The bulk of my project work over the last several months has focused on preparing artifact data for the Historic Fort Snelling building (the Short Barracks) that I plan to publish in OpenContext. Project staff and volunteers have steadily been creating inventory records while combing through the boxes and boxes of collections in order to provide a consistent and well-structured (of course!) index linking the objects to important things like which of the 600+ boxes they are stored in.

We use controlled vocabulary terms to characterize the collections. I continue to be pleased with how well the Getty’s Art and Architecture Thesaurus covers the types of artifacts we need to describe, but we have added local vocabulary terms as needed for things like “ox shoes” to distinguish them from “horse shoes” for example.

I am also trying to capture the original catalog descriptions inside these basic inventory records. Many of the project volunteers have been steadily transcribing the old paper forms so that they can be added to the records created through inventory. In fact, I have already married transcriptions with the inventory data for three small buildings at the site. Working with the original 1970s catalogs for the Short Barracks has turned out to be much harder than any of the other building catalogs though. I quickly realized the “A” team had not been assigned to this cataloging. Let’s just say someone had a lot of trouble numbering artifacts correctly, among other things. For the 6650 descriptions matched, I annotated 490 records to explain the problems such as, “The artifact labeled 317.55.1 does not match the catalog description for that number. It matches the description for 317.56.1.”

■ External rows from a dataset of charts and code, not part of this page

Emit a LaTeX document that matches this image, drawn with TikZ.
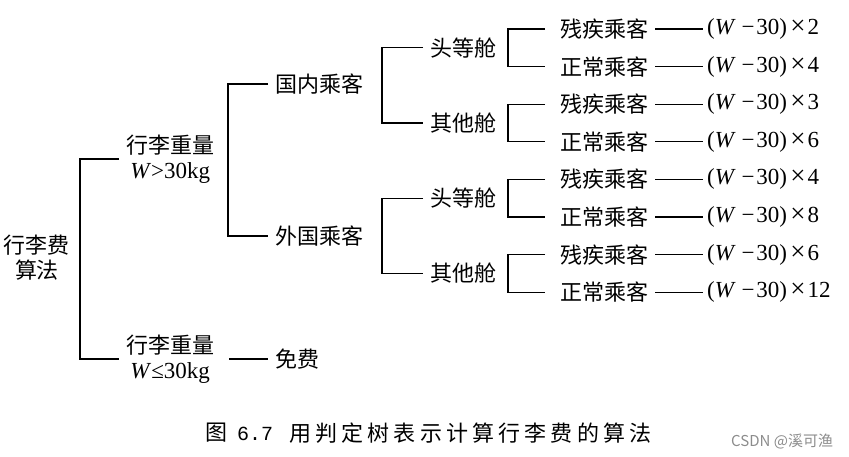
\documentclass[tikz,border=0pt]{standalone}
\usepackage{fontspec}
\setmainfont{Liberation Serif}
\newfontfamily\cjkf{Noto Sans CJK SC}
\newfontfamily\cjkcap[LetterSpace=19]{Noto Sans CJK SC}
\newfontfamily\capmono{Liberation Mono}
\newcommand\Wv{\textit{W}}
\newcommand\resv[1]{{\fontsize{23}{25}\selectfont(\Wv\hspace{0.25em}−\hspace{0.08em}30)\hspace{0.15em}{\fontsize{27}{25}\selectfont ×}\hspace{0.08em}#1}}
\begin{document}
\begin{tikzpicture}[x=1pt,y=-1pt,
  every node/.style={inner ysep=2pt, inner xsep=7pt, font=\fontsize{22}{25}\selectfont\cjkf},
  mixed/.style={anchor=west, align=center, font=\fontsize{22}{25}\selectfont},
  lvl/.style={anchor=west},
  leaf/.style={anchor=west},
  resnode/.style={anchor=west, inner xsep=4pt, font=\fontsize{23}{25}\selectfont},
  ln/.style={line width=1.1pt},
  lnleaf/.style={line width=1.1pt, shorten <=8pt, shorten >=8pt},
]
\useasboundingbox (0,0) rectangle (849,456);

% root
\node[align=center] (root) at (37,258) {行李费\\算法};

% level 1
\node[mixed] (w1) at (119,159) {{\cjkf 行李重量}\\{\fontsize{23}{25}\selectfont\Wv>30kg}};
\node[mixed] (w2) at (119,359) {{\cjkf 行李重量}\\{\fontsize{23}{25}\selectfont\Wv≤30kg}};
\node[lvl] (free) at (268,359) {免费};

% level 2
\node[lvl] (dom) at (268,84) {国内乘客};
\node[lvl] (for) at (268,236) {外国乘客};

% level 3
\node[lvl] (f1) at (423,47.8) {头等舱};
\node[lvl] (o1) at (423,123) {其他舱};
\node[lvl] (f2) at (423,198.2) {头等舱};
\node[lvl] (o2) at (423,273.4) {其他舱};

% leaves
\node[leaf] (a1) at (553,29) {残疾乘客};
\node[leaf] (b1) at (553,66.6) {正常乘客};
\node[leaf] (a2) at (553,104.2) {残疾乘客};
\node[leaf] (b2) at (553,141.8) {正常乘客};
\node[leaf] (a3) at (553,179.4) {残疾乘客};
\node[leaf] (b3) at (553,217) {正常乘客};
\node[leaf] (a4) at (553,254.6) {残疾乘客};
\node[leaf] (b4) at (553,292.2) {正常乘客};

% results
\node[resnode] (ra1) at (703,29) {\resv{2}};
\node[resnode] (rb1) at (703,66.6) {\resv{4}};
\node[resnode] (ra2) at (703,104.2) {\resv{3}};
\node[resnode] (rb2) at (703,141.8) {\resv{6}};
\node[resnode] (ra3) at (703,179.4) {\resv{4}};
\node[resnode] (rb3) at (703,217) {\resv{8}};
\node[resnode] (ra4) at (703,254.6) {\resv{6}};
\node[resnode] (rb4) at (703,292.2) {\resv{12}};

% spines
\coordinate (s0) at (80,259);
\coordinate (s1) at (228,160);
\coordinate (s2) at (382,84);
\coordinate (s3) at (382,236);
\coordinate (s4) at (508,47.8);
\coordinate (s5) at (508,123);
\coordinate (s6) at (508,198.2);
\coordinate (s7) at (508,273.4);

\draw[ln] (w1.west) -| (s0) |- (w2.west);
\draw[ln, shorten <=8pt] (w2.east) -- (free.west);
\draw[ln] (dom.west) -| (s1) |- (for.west);
\draw[ln] (f1.west) -| (s2) |- (o1.west);
\draw[ln] (f2.west) -| (s3) |- (o2.west);
\draw[lnleaf] (a1.west) -| (s4) |- (b1.west);
\draw[lnleaf] (a2.west) -| (s5) |- (b2.west);
\draw[lnleaf] (a3.west) -| (s6) |- (b3.west);
\draw[lnleaf] (a4.west) -| (s7) |- (b4.west);

\foreach \l in {a1,b1,a2,b2,a3,b3,a4,b4}{
  \draw[ln] (\l.east) -- (r\l.west);
}

% caption
\node[anchor=west, inner sep=0pt, font=\fontsize{22}{25}\selectfont] (cap1) at (205,433) {{\cjkf 图}\hspace{10pt}{\capmono\fontsize{20}{25}\selectfont 6.7}};
\node[anchor=west, inner sep=0pt, font=\fontsize{22}{25}\selectfont\cjkcap] (cap2) at (289,433) {用判定树表示计算行李费的算法};

% watermark
\node[anchor=west, inner sep=0pt, text=black!45, font=\fontsize{15}{17}\selectfont\cjkf] (wm) at (731,441) {CSDN @溪可渔};
\end{tikzpicture}
\end{document}
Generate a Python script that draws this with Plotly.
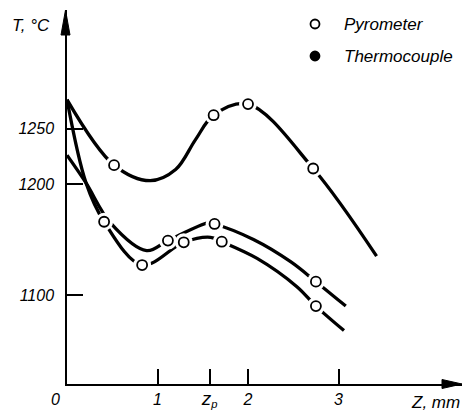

Annotation has been on my mind since the beginning, so it’s interesting that the dataset I chose needed so much of it right out of the gate. Any good researcher will want to add data, right? Misidentifications along with errors like the ones I found are practically guaranteed. My partner, Dr. Kathryn Hayes, will undoubtedly need to add descriptive information as well. GitHub seems like the perfect tool for version control of datasets, but I would like to explore various ways to approach this issue.

After some trial and error, I have managed to generate an acceptable XML export report to extract the Short Barracks data from MNHS collections management database. Technically, it is ready for Eric Kansa to review. I have experimented a bit with Open Refine to look at the data in CSV form and found some elements are still not structured as I would like. I need to learn more about Open Refine conversion mapping. In fact, I need to learn a lot more about using Open Refine in general.

Ensuring that I push all aspects of my project forward is challenging (because working with data is my first love). I gave a presentation at the Midwest Historic Archaeology Conference in Minneapolis this fall to raise awareness of my work. I also met with my University of Minnesota partner Kathryn Hayes and MNHS Fort Snelling Program Specialist Matt Cassady. I plan a second round of meetings in the next month to discuss the direction of the public facing interpretive components.